## Written exercise
Reproduce the listing below word for word, with no pictures.

## Data extract
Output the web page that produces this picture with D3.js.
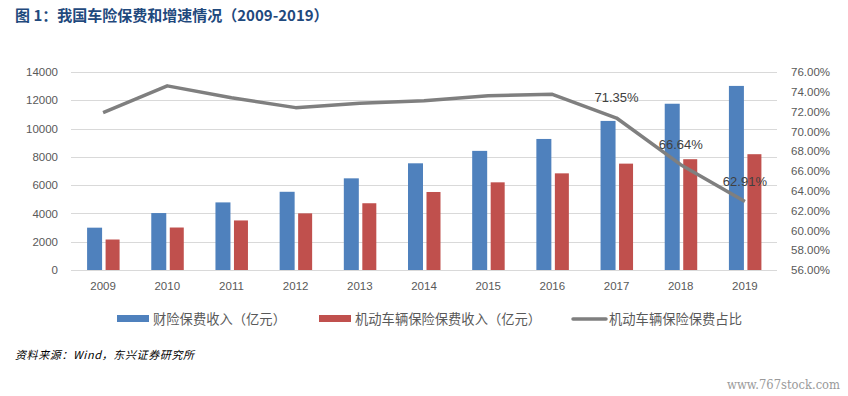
<!DOCTYPE html>
<html><head><meta charset="utf-8">
<script src="https://cdn.jsdelivr.net/npm/d3@7"></script>
<style>
html,body{margin:0;padding:0;background:#fff;}
svg{display:block;}
</style></head>
<body>
<svg id="c" width="848" height="396"></svg>
<script>
const years = ["2009","2010","2011","2012","2013","2014","2015","2016","2017","2018","2019"];
const propertyPremium = [2993, 4027, 4780, 5530, 6481, 7544, 8423, 9266, 10541, 11756, 13016];
const motorPremium = [2156, 3004, 3504, 4005, 4720, 5516, 6199, 6834, 7521, 7834, 8188];
const motorShare = [71.9, 74.6, 73.4, 72.4, 72.85, 73.1, 73.6, 73.75, 71.35, 66.64, 62.91];
const labelYears = ["2017","2018","2019"];
const leftTicks = [0,2000,4000,6000,8000,10000,12000,14000];
const rightTicks = [56,58,60,62,64,66,68,70,72,74,76];
const legendNames = ["财险保费收入（亿元）","机动车辆保险保费收入（亿元）","机动车辆保险保费占比"];
const titleText = "图 1：我国车险保费和增速情况（2009-2019）";
const sourceText = "资料来源：Wind，东兴证券研究所";
const watermark = "www.767stock.com";

(function(){
const svg = d3.select("#c");
const pTop = 72, pBottom = 270, pLeft = 71, pRight = 777;
const x = d3.scaleBand().domain(years).range([pLeft, pRight]).padding(0);
const yL = d3.scaleLinear().domain([0,14000]).range([pBottom, pTop]);
const yR = d3.scaleLinear().domain([56,76]).range([pBottom, pTop]);
const cx = d => x(d) + x.bandwidth()/2;

// title
svg.append("text").attr("x",15).attr("y",20.5).text(titleText)
  .attr("font-family","'Noto Sans CJK SC', sans-serif").attr("font-weight","bold")
  .attr("font-size",15).attr("fill","#1f497d");

// gridlines
svg.append("g").selectAll("line").data(leftTicks).join("line")
  .attr("x1",pLeft).attr("x2",pRight)
  .attr("y1",d=>Math.round(yL(d))+0.5).attr("y2",d=>Math.round(yL(d))+0.5)
  .attr("stroke","#d9d9d9").attr("stroke-width",1);

// left axis
const axL = svg.append("g").attr("transform",`translate(${pLeft-13},0)`)
  .call(d3.axisLeft(yL).tickValues(leftTicks).tickSize(0).tickPadding(0).tickFormat(d3.format("d")));
axL.select(".domain").remove();
axL.selectAll("text").attr("font-family","'Liberation Sans', Arial, sans-serif")
  .attr("font-size",11.5).attr("fill","#595959");

// right axis
const axR = svg.append("g").attr("transform",`translate(${pRight+14},0)`)
  .call(d3.axisRight(yR).tickValues(rightTicks).tickSize(0).tickPadding(0).tickFormat(d=>d.toFixed(2)+"%"));
axR.select(".domain").remove();
axR.selectAll("text").attr("font-family","'Liberation Sans', Arial, sans-serif")
  .attr("font-size",11.5).attr("fill","#595959");

// x axis
const axX = svg.append("g").attr("transform",`translate(0,${pBottom+10})`)
  .call(d3.axisBottom(x).tickSize(0).tickPadding(0));
axX.select(".domain").remove();
axX.selectAll("text").attr("font-family","'Liberation Sans', Arial, sans-serif")
  .attr("font-size",11.5).attr("fill","#595959").attr("dy","0.9em");

// bars
svg.append("g").selectAll("rect").data(years).join("rect")
  .attr("x",(d)=>cx(d)-16).attr("width",15)
  .attr("y",(d,i)=>yL(propertyPremium[i])).attr("height",(d,i)=>yL(0)-yL(propertyPremium[i]))
  .attr("fill","#4f81bd");
svg.append("g").selectAll("rect").data(years).join("rect")
  .attr("x",(d)=>cx(d)+2.5).attr("width",14)
  .attr("y",(d,i)=>yL(motorPremium[i])).attr("height",(d,i)=>yL(0)-yL(motorPremium[i]))
  .attr("fill","#c0504d");

// line
const line = d3.line().x((d,i)=>cx(years[i])).y(d=>yR(d));
svg.append("path").datum(motorShare).attr("d",line)
  .attr("fill","none").attr("stroke","#7f7f7f").attr("stroke-width",3.5).attr("stroke-linejoin","round");

// data labels
svg.append("g").selectAll("text").data(labelYears).join("text")
  .attr("x",d=>cx(d)).attr("y",d=>yR(motorShare[years.indexOf(d)])-16)
  .attr("text-anchor","middle")
  .attr("font-family","'Liberation Sans', Arial, sans-serif").attr("font-size",13)
  .attr("fill","#404040")
  .text(d=>motorShare[years.indexOf(d)].toFixed(2)+"%");

// legend
const lg = svg.append("g").attr("font-family","'Noto Sans CJK SC', sans-serif").attr("font-size",13.3).attr("fill","#595959");
const legX = [117, 319, 573];
const legColors = ["#4f81bd","#c0504d","#7f7f7f"];
legendNames.forEach((n,i)=>{
  if(i<2){
    lg.append("rect").attr("x",legX[i]).attr("y",315).attr("width",32).attr("height",7).attr("fill",legColors[i]);
  } else {
    lg.append("line").attr("x1",legX[i]).attr("x2",legX[i]+33).attr("y1",319).attr("y2",319)
      .attr("stroke",legColors[i]).attr("stroke-width",3.5).attr("stroke-linecap","round");
  }
  lg.append("text").attr("x",legX[i]+36).attr("y",323.5).text(n);
});

// source
svg.append("text").attr("x",15).attr("y",359).text(sourceText)
  .attr("font-family","'Noto Sans CJK SC', sans-serif").attr("font-size",11)
  .attr("font-style","italic").attr("letter-spacing",1).attr("fill","#000")
  .attr("textLength",180).attr("lengthAdjust","spacing");

// watermark
svg.append("text").attr("x",727).attr("y",389).text(watermark)
  .attr("font-family","'DejaVu Serif', serif").attr("font-size",12.5)
  .attr("fill","#9a9a9a").attr("textLength",113).attr("lengthAdjust","spacingAndGlyphs");
})();
</script>
</body></html>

## Full response
Output the web page that produces this picture with D3.js.
<!DOCTYPE html>
<html><head><meta charset="utf-8">
<script src="https://cdn.jsdelivr.net/npm/d3@7"></script>
<style>
html,body{margin:0;padding:0;background:#fff;}
svg{display:block;}
</style></head>
<body>
<svg id="c" width="848" height="396"></svg>
<script>
const years = ["2009","2010","2011","2012","2013","2014","2015","2016","2017","2018","2019"];
const propertyPremium = [2993, 4027, 4780, 5530, 6481, 7544, 8423, 9266, 10541, 11756, 13016];
const motorPremium = [2156, 3004, 3504, 4005, 4720, 5516, 6199, 6834, 7521, 7834, 8188];
const motorShare = [71.9, 74.6, 73.4, 72.4, 72.85, 73.1, 73.6, 73.75, 71.35, 66.64, 62.91];
const labelYears = ["2017","2018","2019"];
const leftTicks = [0,2000,4000,6000,8000,10000,12000,14000];
const rightTicks = [56,58,60,62,64,66,68,70,72,74,76];
const legendNames = ["财险保费收入（亿元）","机动车辆保险保费收入（亿元）","机动车辆保险保费占比"];
const titleText = "图 1：我国车险保费和增速情况（2009-2019）";
const sourceText = "资料来源：Wind，东兴证券研究所";
const watermark = "www.767stock.com";

(function(){
const svg = d3.select("#c");
const pTop = 72, pBottom = 270, pLeft = 71, pRight = 777;
const x = d3.scaleBand().domain(years).range([pLeft, pRight]).padding(0);
const yL = d3.scaleLinear().domain([0,14000]).range([pBottom, pTop]);
const yR = d3.scaleLinear().domain([56,76]).range([pBottom, pTop]);
const cx = d => x(d) + x.bandwidth()/2;

// title
svg.append("text").attr("x",15).attr("y",20.5).text(titleText)
  .attr("font-family","'Noto Sans CJK SC', sans-serif").attr("font-weight","bold")
  .attr("font-size",15).attr("fill","#1f497d");

// gridlines
svg.append("g").selectAll("line").data(leftTicks).join("line")
  .attr("x1",pLeft).attr("x2",pRight)
  .attr("y1",d=>Math.round(yL(d))+0.5).attr("y2",d=>Math.round(yL(d))+0.5)
  .attr("stroke","#d9d9d9").attr("stroke-width",1);

// left axis
const axL = svg.append("g").attr("transform",`translate(${pLeft-13},0)`)
  .call(d3.axisLeft(yL).tickValues(leftTicks).tickSize(0).tickPadding(0).tickFormat(d3.format("d")));
axL.select(".domain").remove();
axL.selectAll("text").attr("font-family","'Liberation Sans', Arial, sans-serif")
  .attr("font-size",11.5).attr("fill","#595959");

// right axis
const axR = svg.append("g").attr("transform",`translate(${pRight+14},0)`)
  .call(d3.axisRight(yR).tickValues(rightTicks).tickSize(0).tickPadding(0).tickFormat(d=>d.toFixed(2)+"%"));
axR.select(".domain").remove();
axR.selectAll("text").attr("font-family","'Liberation Sans', Arial, sans-serif")
  .attr("font-size",11.5).attr("fill","#595959");

// x axis
const axX = svg.append("g").attr("transform",`translate(0,${pBottom+10})`)
  .call(d3.axisBottom(x).tickSize(0).tickPadding(0));
axX.select(".domain").remove();
axX.selectAll("text").attr("font-family","'Liberation Sans', Arial, sans-serif")
  .attr("font-size",11.5).attr("fill","#595959").attr("dy","0.9em");

// bars
svg.append("g").selectAll("rect").data(years).join("rect")
  .attr("x",(d)=>cx(d)-16).attr("width",15)
  .attr("y",(d,i)=>yL(propertyPremium[i])).attr("height",(d,i)=>yL(0)-yL(propertyPremium[i]))
  .attr("fill","#4f81bd");
svg.append("g").selectAll("rect").data(years).join("rect")
  .attr("x",(d)=>cx(d)+2.5).attr("width",14)
  .attr("y",(d,i)=>yL(motorPremium[i])).attr("height",(d,i)=>yL(0)-yL(motorPremium[i]))
  .attr("fill","#c0504d");

// line
const line = d3.line().x((d,i)=>cx(years[i])).y(d=>yR(d));
svg.append("path").datum(motorShare).attr("d",line)
  .attr("fill","none").attr("stroke","#7f7f7f").attr("stroke-width",3.5).attr("stroke-linejoin","round");

// data labels
svg.append("g").selectAll("text").data(labelYears).join("text")
  .attr("x",d=>cx(d)).attr("y",d=>yR(motorShare[years.indexOf(d)])-16)
  .attr("text-anchor","middle")
  .attr("font-family","'Liberation Sans', Arial, sans-serif").attr("font-size",13)
  .attr("fill","#404040")
  .text(d=>motorShare[years.indexOf(d)].toFixed(2)+"%");

// legend
const lg = svg.append("g").attr("font-family","'Noto Sans CJK SC', sans-serif").attr("font-size",13.3).attr("fill","#595959");
const legX = [117, 319, 573];
const legColors = ["#4f81bd","#c0504d","#7f7f7f"];
legendNames.forEach((n,i)=>{
  if(i<2){
    lg.append("rect").attr("x",legX[i]).attr("y",315).attr("width",32).attr("height",7).attr("fill",legColors[i]);
  } else {
    lg.append("line").attr("x1",legX[i]).attr("x2",legX[i]+33).attr("y1",319).attr("y2",319)
      .attr("stroke",legColors[i]).attr("stroke-width",3.5).attr("stroke-linecap","round");
  }
  lg.append("text").attr("x",legX[i]+36).attr("y",323.5).text(n);
});

// source
svg.append("text").attr("x",15).attr("y",359).text(sourceText)
  .attr("font-family","'Noto Sans CJK SC', sans-serif").attr("font-size",11)
  .attr("font-style","italic").attr("letter-spacing",1).attr("fill","#000")
  .attr("textLength",180).attr("lengthAdjust","spacing");

// watermark
svg.append("text").attr("x",727).attr("y",389).text(watermark)
  .attr("font-family","'DejaVu Serif', serif").attr("font-size",12.5)
  .attr("fill","#9a9a9a").attr("textLength",113).attr("lengthAdjust","spacingAndGlyphs");
})();
</script>
</body></html>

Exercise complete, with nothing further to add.